Oil and gas companies provide for a significant source of taxation revenues in many Middle East countries and we have seen several countries changing their tax regimes for companies operating in the oil and gas sector in order to increase tax revenues. This has been particularly in point in Iraq over the last couple of years following the introduction of the 2010 Oil and Gas Tax Law.
Notwithstanding the higher rates of corporate income taxes, oil and gas companies typically benefit from a number of wider tax exemptions which may also be available under certain Government contracts, such as exemption from stamp duties, indirect taxes, withholding taxes and customs duties, etc.
The taxation of upstream oil and gas contracts is made more complex due to the interaction of specific oil and gas taxation laws, together with domestic tax laws and cross border tax agreements as well as the constantly changing tax landscape. There is also the issue of different authorities to consider, such as the Ministry of Oil and Ministry of Finance, which do not always have consistent approaches to applying tax on oil and gas contracts. It is therefore particularly important to get a good understanding of the applicable fiscal framework in order to plan any new investment in the oil and gas sector.

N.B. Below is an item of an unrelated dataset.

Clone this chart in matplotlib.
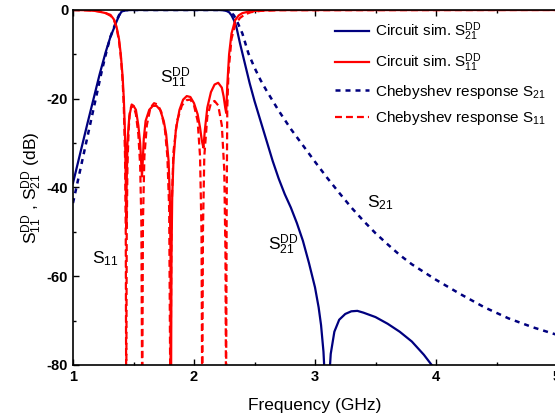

While oil and gas prices rise and fall, a resurgent regional and global energy market, driven by increased demand from the Asian economies (China, India and Korea) and the MENA region, and the investment needs that accompany that resurgence, should set the stage for sustained M&A activity over the longer term.
With such investment activity, investors will need to price more accurately, to reflect the operational, commercial and financial risks associated with these geographies, to deliver sustainable returns on their projects.